The winfapReader
package contains functions to interact
with the information on extremes of instantaneous river flow in the
United Kingdom (UK) made available by the National River Flow Archive (NRFA).
These information underlie most flood risk estimation projects in the
UK, which are typically carried out using the Flood
Estimation Handbook (FEH) statistical method and their updates
as implemented by the software WINFAP.
Consequently, the NRFA publishes and routinely updates files which are
suitable to be read by WINFAP: the collection of these files is referred
to as the peak flow dataset and can be found here. The
winfapReader package allows the user to interact with three different
file-types:
The .AM files which contain the Annual Maximum (AMAX) peaks: these correspond to the largest river flow event in any given water year (which runs from October 1st to September 30th)
The .CD3 files which contain the Catchment Descriptors: these correspond to a set of descriptors for the catchment upstream the gauging station and for the station itself.
The .PT files which contain the peaks over threshold: these correspond to all peaks which are larger than a given threshold. The threshold is fixed by the NRFA and it should be such that there is an average of 3 to 5 peaks over threshold (POT) events per water year. It has often been reported that the POT records in different stations have varying reliability: since most flood frequency estimation methods used in the UK rely on annual maxima the AMAX records go trough a higher scrutiny than then POT records. Users should treat the information about peaks over threshold with caution and thorough quality checks should be performed before analysing them.
The winfapReader
package allows you to read into your R
session the .AM
, .CD3
and.PT
files. Importantly it is aware of the typical structure of the files in
which rejected annual maxima and missing period of records for the peaks
over threshold are recorded, and merges this information with the flow
records. This allows the user to have all useful information to decide
which parts of the record to include in the analysis.

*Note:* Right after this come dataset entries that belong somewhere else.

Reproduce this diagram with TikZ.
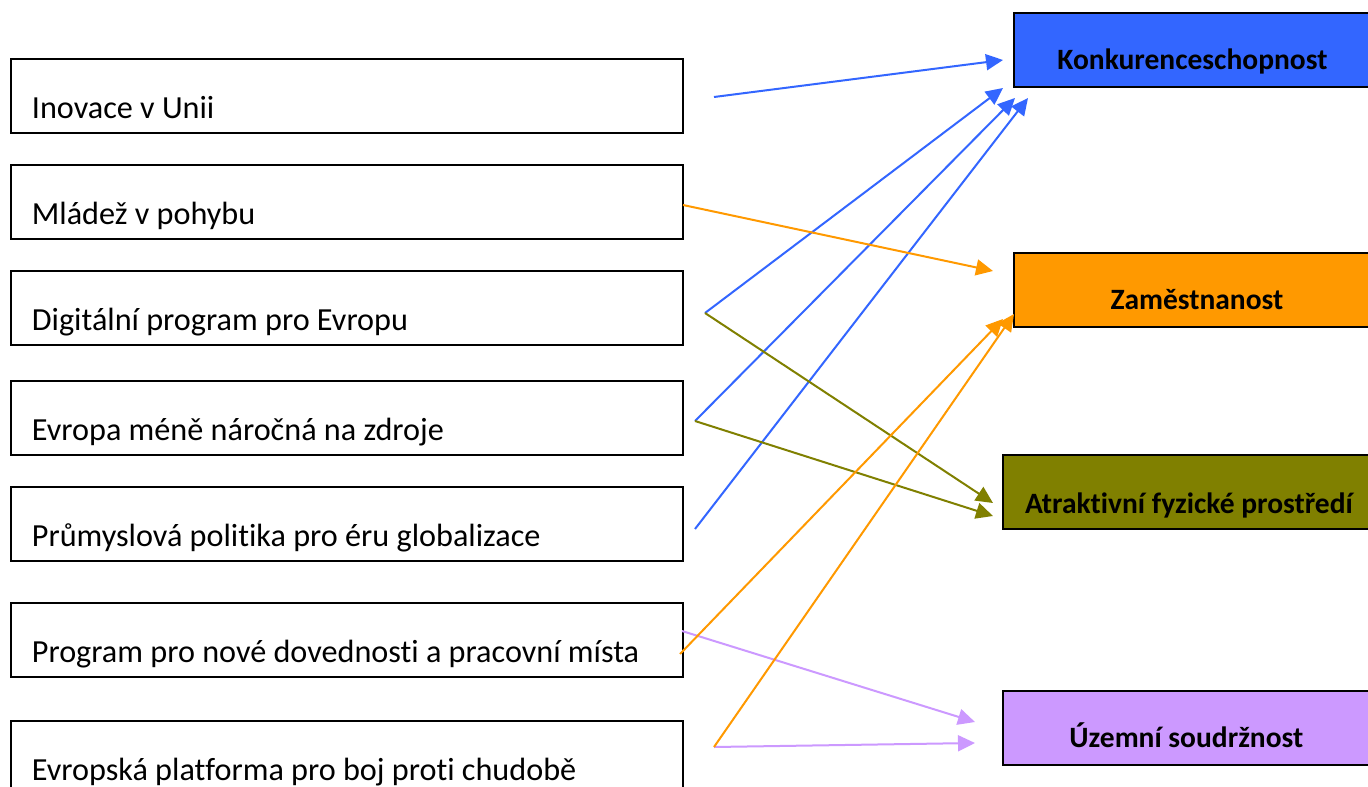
\documentclass[tikz,border=0pt]{standalone}
\usepackage{fontspec}
\setmainfont{Carlito}[Ligatures=NoCommon]
\usetikzlibrary{arrows.meta}
\definecolor{cblue}{HTML}{3366FF}
\definecolor{corange}{HTML}{FF9900}
\definecolor{colive}{HTML}{808000}
\definecolor{cpurple}{HTML}{CC99FF}
\tikzset{
  x=1pt,y=-1pt,
  leftbox/.style={draw=black,line width=1.8pt,fill=white,anchor=north west,inner xsep=21pt,inner ysep=0pt,
    text width=630pt,align=flush left,text height=60pt,text depth=14pt,font=\fontsize{32.2}{34}\selectfont},
  rightbox/.style={draw=black,line width=1.8pt,anchor=north west,inner xsep=0pt,inner ysep=0pt,
    align=flush center,text height=57pt,text depth=17pt,font=\fontsize{29.5}{31}\selectfont\bfseries},
  link/.style={line width=2pt,-{Triangle[length=17pt,width=16pt]}},
}
\begin{document}
\begin{tikzpicture}
\useasboundingbox (0,0) rectangle (1368,787);
\clip (0,0) rectangle (1368,787);
\fill[white] (0,0) rectangle (1368,787);
\node[leftbox] (a1) at (10,58) {Inovace v Unii};
\node[leftbox] (a2) at (10,164) {Mládež v pohybu};
\node[leftbox] (a3) at (10,270) {Digitální program pro Evropu};
\node[leftbox] (a4) at (10,380) {Evropa méně náročná na zdroje};
\node[leftbox] (a5) at (10,486) {Průmyslová politika pro éru globalizace};
\node[leftbox] (a6) at (10,602) {Program pro nové dovednosti a pracovní místa};
\node[leftbox] (a7) at (10,720) {Evropská platforma pro boj proti chudobě};
\node[rightbox,fill=cblue,text width=357pt] (b1) at (1013,12) {Konkurenceschopnost};
\node[rightbox,fill=corange,text width=366pt] (b2) at (1013,252) {Zaměstnanost};
\node[rightbox,fill=colive,text width=372pt,text height=59pt,text depth=15pt] (b3) at (1002,454) {Atraktivní fyzické prostředí};
\node[rightbox,fill=cpurple,text width=367pt] (b4) at (1002,690) {Územní soudržnost};
% free connector ends
\coordinate (s1) at (714,97);
\coordinate (s3) at (705,313);
\coordinate (s4) at (695,421);
\coordinate (s5) at (695,529);
\coordinate (s2) at (683,205);
\coordinate (s6) at (680,654);
\coordinate (s7) at (714,747);
\coordinate (s8) at (682,631);
\coordinate (t1) at (1003,60);
\coordinate (t2) at (1003,88);
\coordinate (t3) at (1015,98);
\coordinate (t4) at (1028,98);
\coordinate (t5) at (993,271);
\coordinate (t6) at (1003,319);
\coordinate (t7) at (1014,314);
\coordinate (t8) at (993,503);
\coordinate (t9) at (993,516);
\coordinate (t10) at (975,722);
\coordinate (t11) at (975,743);
\draw[link,cblue] (s1) -- (t1);
\draw[link,cblue] (s3) -- (t2);
\draw[link,cblue] (s4) -- (t3);
\draw[link,cblue] (s5) -- (t4);
\draw[link,corange] (s2) -- (t5);
\draw[link,colive] (s3) -- (t8);
\draw[link,colive] (s4) -- (t9);
\draw[link,cpurple] (s8) -- (t10);
\draw[link,cpurple] (s7) -- (t11);
\draw[link,corange] (s6) -- (t6);
\draw[link,corange] (s7) -- (t7);
\end{tikzpicture}
\end{document}
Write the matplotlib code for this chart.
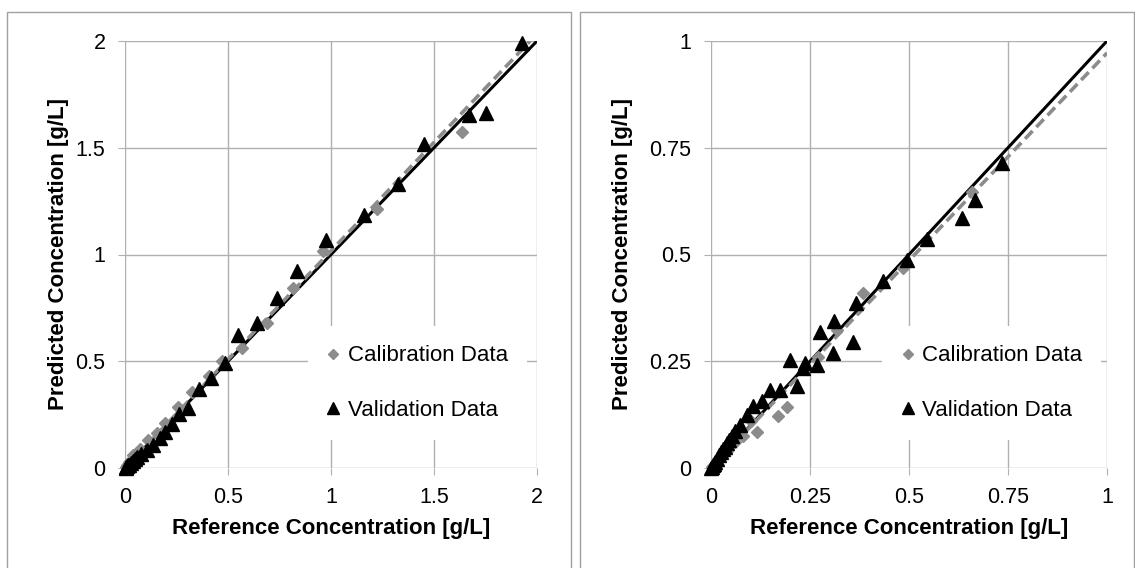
import matplotlib.pyplot as plt
from matplotlib.patches import Rectangle

plt.rcParams['font.family'] = ['Liberation Sans', 'DejaVu Sans']

# Left panel: 0-2 g/L range
cal_x_left = [0.005, 0.01, 0.02, 0.041, 0.073, 0.113, 0.153, 0.195, 0.259, 0.324,
              0.41, 0.47, 0.566, 0.688, 0.814, 0.963, 1.222, 1.634]
cal_y_left = [0.005, 0.015, 0.03, 0.06, 0.09, 0.13, 0.162, 0.209, 0.287, 0.357,
              0.43, 0.5, 0.56, 0.678, 0.842, 1.018, 1.213, 1.572]
val_x_left = [0.003, 0.006, 0.01, 0.015, 0.02, 0.03, 0.04, 0.05, 0.06, 0.08, 0.105,
              0.137, 0.17, 0.195, 0.227, 0.264, 0.307, 0.361, 0.416, 0.485, 0.55,
              0.639, 0.736, 0.833, 0.976, 1.16, 1.327, 1.451, 1.67, 1.752, 1.926]
val_y_left = [0.002, 0.004, 0.008, 0.012, 0.015, 0.025, 0.035, 0.042, 0.05, 0.065, 0.085,
              0.108, 0.139, 0.17, 0.205, 0.253, 0.283, 0.37, 0.423, 0.49, 0.623,
              0.681, 0.795, 0.924, 1.068, 1.185, 1.33, 1.518, 1.653, 1.661, 1.989]
fit_slope_left = 1.017

# Right panel: 0-1 g/L range
cal_x_right = [0.002, 0.005, 0.01, 0.02, 0.03, 0.04, 0.06, 0.08, 0.1, 0.115, 0.17,
               0.191, 0.27, 0.317, 0.385, 0.484, 0.658]
cal_y_right = [0.002, 0.005, 0.01, 0.02, 0.03, 0.04, 0.06, 0.075, 0.11, 0.085, 0.122,
               0.144, 0.26, 0.323, 0.409, 0.468, 0.647]
val_x_right = [0.001, 0.002, 0.004, 0.007, 0.01, 0.015, 0.02, 0.025, 0.03, 0.035, 0.04,
               0.045, 0.052, 0.06, 0.074, 0.09, 0.107, 0.128, 0.149, 0.174, 0.2, 0.218,
               0.233, 0.237, 0.267, 0.274, 0.307, 0.311, 0.358, 0.365, 0.434, 0.496,
               0.546, 0.633, 0.667, 0.736]
val_y_right = [0.001, 0.003, 0.006, 0.01, 0.015, 0.022, 0.03, 0.038, 0.045, 0.05, 0.058,
               0.065, 0.075, 0.087, 0.1, 0.124, 0.145, 0.158, 0.183, 0.183, 0.253, 0.192,
               0.234, 0.245, 0.241, 0.318, 0.27, 0.345, 0.296, 0.387, 0.439, 0.487,
               0.536, 0.585, 0.628, 0.714]
fit_slope_right = 0.972

fig = plt.figure(figsize=(11.35, 5.68), dpi=100)

# panel borders
fig.patches.append(Rectangle((7 / 1135, -0.05), 564 / 1135, 1.0 - 12 / 568 + 0.05,
                             transform=fig.transFigure, fill=False,
                             edgecolor='#a0a0a0', lw=1.0))
fig.patches.append(Rectangle((580 / 1135, -0.05), 554 / 1135, 1.0 - 12 / 568 + 0.05,
                             transform=fig.transFigure, fill=False,
                             edgecolor='#a0a0a0', lw=1.0))

ax1 = fig.add_axes([125 / 1135, 100 / 568, 412 / 1135, 427 / 568])
ax2 = fig.add_axes([711 / 1135, 100 / 568, 396 / 1135, 427 / 568])

panels = [
    (ax1, cal_x_left, cal_y_left, val_x_left, val_y_left, fit_slope_left, 2.0,
     [0, 0.5, 1, 1.5, 2], ['0', '0.5', '1', '1.5', '2'], -0.135),
    (ax2, cal_x_right, cal_y_right, val_x_right, val_y_right, fit_slope_right, 1.0,
     [0, 0.25, 0.5, 0.75, 1], ['0', '0.25', '0.5', '0.75', '1'], -0.198),
]

for ax, cx, cy, vx, vy, slope, lim, ticks, labels, ylab_x in panels:
    ax.plot([0, lim], [0, lim], color='black', lw=2.2, zorder=3)
    xe = min(lim, lim / slope)
    ax.plot([0, xe], [0, slope * xe], color='#8c8c8c', lw=2.6, ls=(0, (3, 1.5)),
            zorder=4)
    ax.plot(cx, cy, ls='none', marker='D', ms=6, color='#8c8c8c',
            label='Calibration Data', zorder=5, clip_on=False)
    ax.plot(vx, vy, ls='none', marker='^', ms=9.5, color='black',
            label='Validation Data', zorder=6, clip_on=False)

    ax.set_xlim(0, lim)
    ax.set_ylim(0, lim)
    ax.set_xticks(ticks)
    ax.set_yticks(ticks)
    ax.set_xticklabels(labels)
    ax.set_yticklabels(labels)
    ax.grid(True, color='#b0b0b0', lw=1.0)
    ax.set_axisbelow(True)
    for s in ax.spines.values():
        s.set_visible(False)
    ax.tick_params(length=5, color='#b0b0b0', labelsize=15.5, pad=9)
    ax.set_xlabel('Reference Concentration [g/L]', fontsize=16, fontweight='bold')
    ax.set_ylabel('Predicted Concentration [g/L]', fontsize=16, fontweight='bold')
    ax.xaxis.set_label_coords(0.5, -0.118)
    ax.yaxis.set_label_coords(ylab_x, 0.5)
    leg = ax.legend(loc='center', bbox_to_anchor=(0.709, 0.199), fontsize=16,
                    frameon=True, framealpha=1, edgecolor='none', facecolor='white',
                    fancybox=False, labelspacing=1.5, handlelength=0.6,
                    handletextpad=0.35, borderpad=0.85, markerscale=0.85)
    leg.set_zorder(2)

fig.savefig('out.png', dpi=100)
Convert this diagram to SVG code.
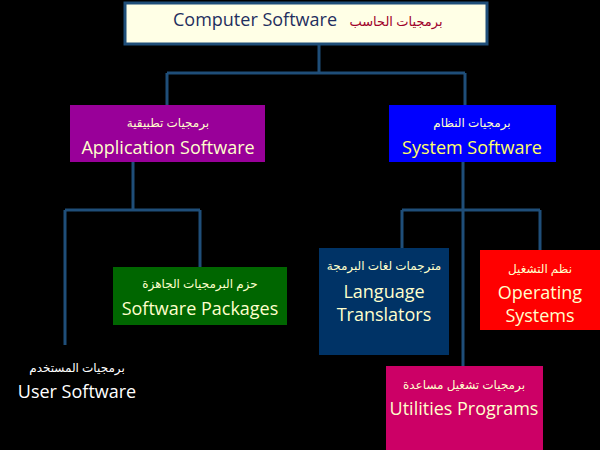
<svg xmlns="http://www.w3.org/2000/svg" width="600" height="450" viewBox="0 0 600 450">
<style>
.c{stroke:#1F4E79;stroke-width:3;fill:none}
.en{font-family:"Open Sans","DejaVu Sans",sans-serif;font-size:18px;fill:#FFFFCC;text-anchor:middle}
.ar{font-family:"Noto Sans","DejaVu Sans",sans-serif;font-size:12px;fill:#FFFFCC;text-anchor:middle}
</style>
<rect width="600" height="450" fill="#000"/>
<g id="connectors" class="c">
<path d="M319 44V73M167 73H465M167 73V105M465 73V105"/>
<path d="M133 162V210M65 210H200M65 210V345M200 210V267"/>
<path d="M463 162V366M402 210H540M402 210V248M540 210V250"/>
</g>
<g id="root">
<rect x="125" y="3" width="362" height="41" fill="#FFFFE6" stroke="#1F4E79" stroke-width="3"/>
<text x="255" y="26" font-family="Open Sans,DejaVu Sans,sans-serif" font-size="18" fill="#1F2F5F" text-anchor="middle">Computer Software</text>
<text x="396" y="26" font-family="Noto Sans,DejaVu Sans,sans-serif" font-size="13" fill="#A0002A" text-anchor="middle">برمجيات الحاسب</text>
</g>
<g id="app">
<rect x="70" y="105" width="195" height="57" fill="#990099"/>
<text class="ar" x="168" y="127">برمجيات تطبيقية</text>
<text class="en" x="168" y="154">Application Software</text>
</g>
<g id="sys">
<rect x="389" y="105" width="167" height="57" fill="#0000FF"/>
<text class="ar" x="472" y="127">برمجيات النظام</text>
<text class="en" x="472" y="154" fill="#FFFF66" style="fill:#FFFF66">System Software</text>
</g>
<g id="packages">
<rect x="113" y="267" width="174" height="58" fill="#006600"/>
<text class="ar" x="200" y="288">حزم البرمجيات الجاهزة</text>
<text class="en" x="200" y="315">Software Packages</text>
</g>
<g id="user">
<text class="ar" x="77" y="372" style="fill:#fff">برمجيات المستخدم</text>
<text class="en" x="77" y="398" style="fill:#fff">User Software</text>
</g>
<g id="lang">
<rect x="319" y="248" width="130" height="107" fill="#003366"/>
<text class="ar" x="384" y="270">مترجمات لغات البرمجة</text>
<text class="en" x="384" y="298">Language</text>
<text class="en" x="384" y="321">Translators</text>
</g>
<g id="os">
<rect x="480" y="250" width="120" height="80" fill="#FF0000"/>
<text class="ar" x="540" y="273">نظم التشغيل</text>
<text class="en" x="540" y="299">Operating</text>
<text class="en" x="540" y="322">Systems</text>
</g>
<g id="util">
<rect x="386" y="366" width="157" height="84" fill="#CC0066"/>
<text class="ar" x="464" y="389">برمجيات تشغيل مساعدة</text>
<text class="en" x="464" y="415">Utilities Programs</text>
</g>
</svg>
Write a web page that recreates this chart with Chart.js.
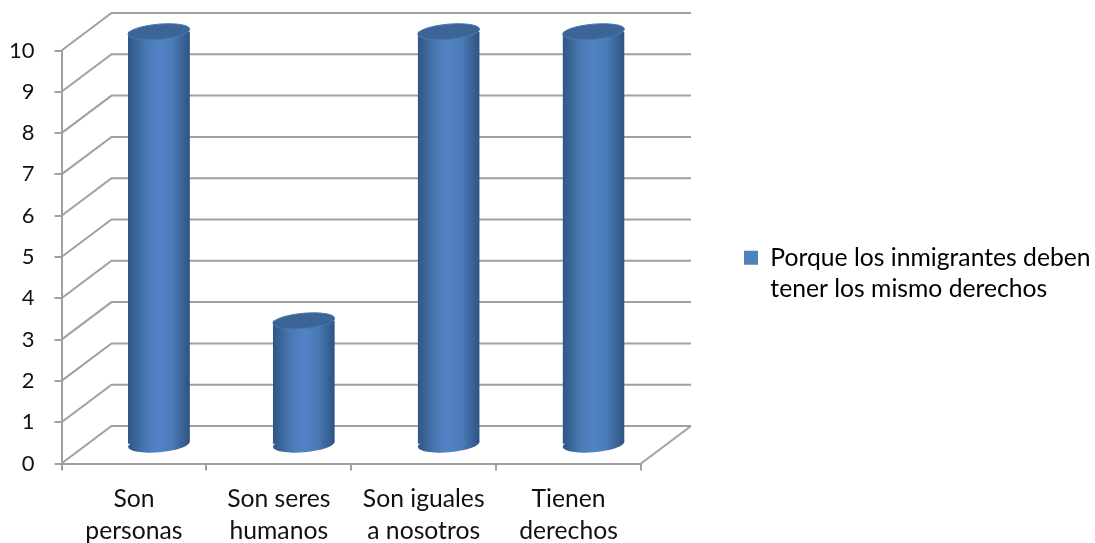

Recently the NRFA has developed an API
which allows for a programmatic interaction with their datasets: the
information about annual maxima, catchment descriptors and peaks over
threshold can also be retrieved using this API. Beside the information
on extremes for flood frequency estimation the NRFA maintains and
distributes daily river flow records and several other river flow
related variables, such as catchment averaged rainfall: the rnrfa
package allows one to retrieve these information and more with its
rnrfa::gdf
and rnrfa::get_ts
functions (see
more on this at the end of the vignette). The winfapReader
package focuses only on handling river flow extremes information and has
two sets of functions:
the read_amax
, read_cd3
and
read_pot
functions read the information from the
.AM
, .CD3
and .PT
files once
these have been downloaded into a local folder
the get_amax
, get_cd
and
get_pot
functions get the information from the API: these
functions therefore only work when an internet connection is
available
It is difficult to showcase the use of the read_*
functions since these rely on the location of the WINFAP files within
the users’ working environment. Only the use of the get_*
function will be showcased below. For the annual maxima and peaks over
threshold the two sets of functions give the same output.
library(winfapReader)
### the get_* functions only works once you are connected to the internet
### they also need one to have the library httr installed
### verify if you have the library with (!requireNamespace("httr", quietly = TRUE))
### if FALSE install it with
### install.packages("httr")
get_amax
function
The get_amax
function allows one to obtain information
on annual maxima from the NRFA. The read_amax
function will
produce the same output as the get_amax
function but is
based on the locally saved files.
if(curl::has_internet()) amaxEx <- get_amax(c(42003,72014))
names(amaxEx); class(amaxEx)
#> [1] "42003" "72014"
#> [1] "list"
# let's look at only one of these
a42003 <- amaxEx[["42003"]]
## what is the output
head(a42003)
#> Station WaterYear Date Flow Stage Rejected
#> 1 42003 1975 1976-09-30 4.16 -9999 TRUE
#> 2 42003 1976 1977-02-10 13.60 -9999 TRUE
#> 3 42003 1977 1977-12-10 14.90 -9999 TRUE
#> 4 42003 1978 1978-12-10 11.60 -9999 TRUE
#> 5 42003 1979 1979-12-27 9.92 -9999 TRUE
#> 6 42003 1980 1980-10-15 11.30 -9999 TRUE
For each station the function outputs a data.frame
with
information on the station number, the water year, the date in which the
highest flow in the water year was recorded, the river flow value and
the river stage value (when available) for all annual maxima recorded at
a station. Moreover it gives the information on whether the NRFA has
deemed the maximum in a given year to be reliable or whether this has
been rejected. The function can query the API for more than one station
at the time: in that case the output is a named list with each element
corresponding to a station id.
get_pot
function
The get_pot
function allows one to obtain information on
peaks over threshold data from the NRFA. The read_pot
function will produce the same output as the get_pot
function but is based on the locally saved files.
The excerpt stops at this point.